Growing up in England, on Long Island and in New Hampshire, Nick Noreña was impressed on a visit to Davidson by the warmth of the people and the place. Farther north, students shuffled to class hunched against the cold. Here, not so much. And they made eye contact. "At Davidson, I had a gut reaction to the people." His gut said to come on. So, he did, on a Presidential Scholarship.
The Question of Why
The basic question of why people do the things they do led Noreña first toward psychology. Upon investigation, he found the field "too science-y" for him. "You can't prove everything by the scientific method. Eventually you hit this wall called faith. I think more abstractly than psychology wanted me to." He shifted his focus to Comparative Religious Studies and Middle East Studies.
The Road to Damascus
The son of a Colombian dad and Italian-American mom, Noreña has lived in a Tibetan monastery and studied Arabic in Syria as a Davidson student. He and fellow language students traveled to Damascus in summer 2010 with Assistant Professor of Arabic Rebecca Joubin, who will direct the inaugural "Davidson in Syria" program in spring 2012. He's grateful for that travel-research collaboration. "She wanted to help us pioneer this idea she had."
Senior year, Noreña continued exploring the intersection of spirit, faith and religion.

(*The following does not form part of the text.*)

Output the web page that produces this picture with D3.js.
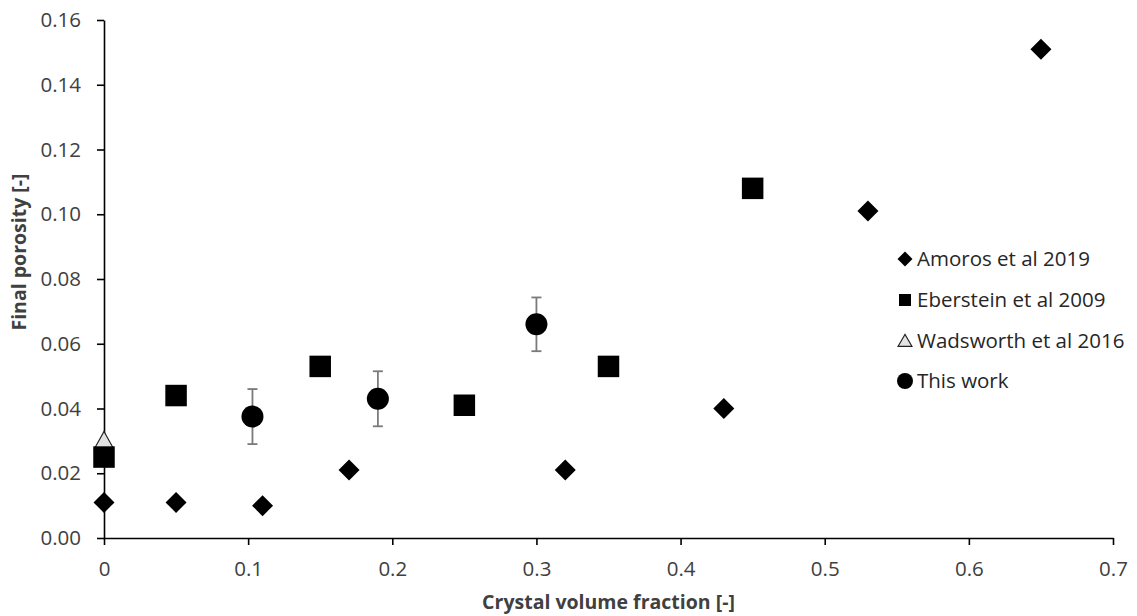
<!DOCTYPE html>
<html><head><meta charset="utf-8">
<script src="https://cdn.jsdelivr.net/npm/d3@7"></script>
<style>body{margin:0;background:#fff}</style></head><body>
<svg id="c" width="1137" height="616"></svg>
<script>
// ---- data ----
const amorosX = [0, 0.05, 0.11, 0.17, 0.32, 0.43, 0.53, 0.65];
const amorosY = [0.011, 0.011, 0.010, 0.021, 0.021, 0.040, 0.101, 0.151];
const ebersteinX = [0, 0.05, 0.15, 0.25, 0.35, 0.45];
const ebersteinY = [0.025, 0.044, 0.053, 0.041, 0.053, 0.108];
const wadsworthX = [0];
const wadsworthY = [0.030];
const thisWorkX = [0.103, 0.19, 0.30];
const thisWorkY = [0.0375, 0.043, 0.066];
const thisWorkErr = [0.0085, 0.0085, 0.0083];
const xTicks = [0, 0.1, 0.2, 0.3, 0.4, 0.5, 0.6, 0.7];
const yTicks = [0, 0.02, 0.04, 0.06, 0.08, 0.10, 0.12, 0.14, 0.16];
const legendLabels = ["Amoros et al 2019", "Eberstein et al 2009", "Wadsworth et al 2016", "This work"];
const xTitle = "Crystal volume fraction [-]";
const yTitle = "Final porosity [-]";

// ---- layout ----
const FONT = "'Open Sans', 'Noto Sans', sans-serif";
const svg = d3.select("#c");
const x = d3.scaleLinear().domain([0, 0.7]).range([104, 1113]);
const y = d3.scaleLinear().domain([0, 0.16]).range([538, 20]);

const xAxis = d3.axisBottom(x).tickValues(xTicks).tickSize(7).tickSizeOuter(0)
  .tickFormat(d => d === 0 ? "0" : d3.format(".1f")(d));
const yAxis = d3.axisLeft(y).tickValues(yTicks).tickSize(7).tickSizeOuter(0)
  .tickFormat(d3.format(".2f"));

const gx = svg.append("g").attr("transform", `translate(0,${y(0)})`).call(xAxis);
const gy = svg.append("g").attr("transform", `translate(${x(0)},0)`).call(yAxis);
[gx, gy].forEach(g => {
  g.select(".domain").attr("stroke", "#000").attr("stroke-width", 1.6);
  g.selectAll(".tick line").attr("stroke", "#000").attr("stroke-width", 1.6);
  g.selectAll(".tick text").attr("fill", "#404040").style("font-family", FONT).style("font-size", "20.5px");
});
gx.selectAll(".tick text").attr("dy", "0.71em").attr("y", 23);
gy.selectAll(".tick text").attr("x", -23);

svg.append("text").attr("x", (x(0) + x(0.7)) / 2).attr("y", 609)
  .attr("text-anchor", "middle").style("font-family", FONT).style("font-size", "19.5px")
  .style("font-weight", "bold").attr("fill", "#404040").text(xTitle);
svg.append("text").attr("transform", `translate(26,252) rotate(-90)`)
  .attr("text-anchor", "middle").style("font-family", FONT).style("font-size", "19.5px")
  .style("font-weight", "bold").attr("fill", "#404040").text(yTitle);

// ---- marker shapes ----
function diamond(r) { return `M0,${-r}L${r},0L0,${r}L${-r},0Z`; }
function square(s) { const h = s / 2; return `M${-h},${-h}H${h}V${h}H${-h}Z`; }
function triangle(w, h) { return `M0,${-h * 0.55}L${w / 2},${h * 0.45}L${-w / 2},${h * 0.45}Z`; }

const plot = svg.append("g");

// Amoros
plot.selectAll(".am").data(amorosX.map((v, i) => [v, amorosY[i]])).join("path")
  .attr("d", diamond(10.5)).attr("fill", "#000")
  .attr("transform", d => `translate(${x(d[0])},${y(d[1])})`);
// Wadsworth (behind squares)
plot.selectAll(".wa").data(wadsworthX.map((v, i) => [v, wadsworthY[i]])).join("path")
  .attr("d", triangle(19, 17)).attr("fill", "#e3e3e3").attr("stroke", "#222").attr("stroke-width", 1.2)
  .attr("transform", d => `translate(${x(d[0])},${y(d[1])})`);
// Eberstein
plot.selectAll(".eb").data(ebersteinX.map((v, i) => [v, ebersteinY[i]])).join("path")
  .attr("d", square(21.5)).attr("fill", "#000")
  .attr("transform", d => `translate(${x(d[0])},${y(d[1])})`);
// This work with error bars
const tw = thisWorkX.map((v, i) => ({ x: v, y: thisWorkY[i], e: thisWorkErr[i] }));
const eb = plot.selectAll(".err").data(tw).join("g").attr("stroke", "#7a7a7a").attr("stroke-width", 1.8);
eb.append("line").attr("x1", d => x(d.x)).attr("x2", d => x(d.x))
  .attr("y1", d => y(d.y - d.e)).attr("y2", d => y(d.y + d.e));
eb.append("line").attr("x1", d => x(d.x) - 5).attr("x2", d => x(d.x) + 5)
  .attr("y1", d => y(d.y + d.e)).attr("y2", d => y(d.y + d.e));
eb.append("line").attr("x1", d => x(d.x) - 5).attr("x2", d => x(d.x) + 5)
  .attr("y1", d => y(d.y - d.e)).attr("y2", d => y(d.y - d.e));
plot.selectAll(".tw").data(tw).join("circle")
  .attr("cx", d => x(d.x)).attr("cy", d => y(d.y)).attr("r", 11).attr("fill", "#000");

// ---- legend ----
const legY = [259, 300, 341, 381];
const leg = svg.append("g");
const lm = [
  g => g.append("path").attr("d", diamond(7.5)).attr("fill", "#000"),
  g => g.append("path").attr("d", square(12)).attr("fill", "#000"),
  g => g.append("path").attr("d", triangle(14, 12)).attr("fill", "#e3e3e3").attr("stroke", "#222").attr("stroke-width", 1.1),
  g => g.append("circle").attr("r", 8).attr("fill", "#000")
];
legendLabels.forEach((t, i) => {
  const g = leg.append("g").attr("transform", `translate(905,${legY[i]})`);
  lm[i](g);
  g.append("text").attr("x", 12).attr("dy", "0.35em").attr("fill", "#262626")
    .style("font-family", FONT).style("font-size", "20.5px").text(t);
});
</script>
</body></html>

He's a charter member of the interfaith service group Better Together, a member of a Buddhist group organized by Assistant Professor of Religion Hun Lye, a founding leader of a campus meditation group, and co-editor of Availing student magazine. "My passion lies in the study of religion. More than going to church, I find what I need at this point in life is studying religion. I'm more of a humanist."
Money, Meet Mouth
In the end, for Noreña, the life of the spirit is about bringing it all home in the day-to-day. He's a Presidential Scholar and religion major, an Ultimate Frisbee player, a trip leader with Davidson Outdoors and a Habitat for Humanity volunteer. "In religious dialogue, an ounce of practice is worth a pound of theory."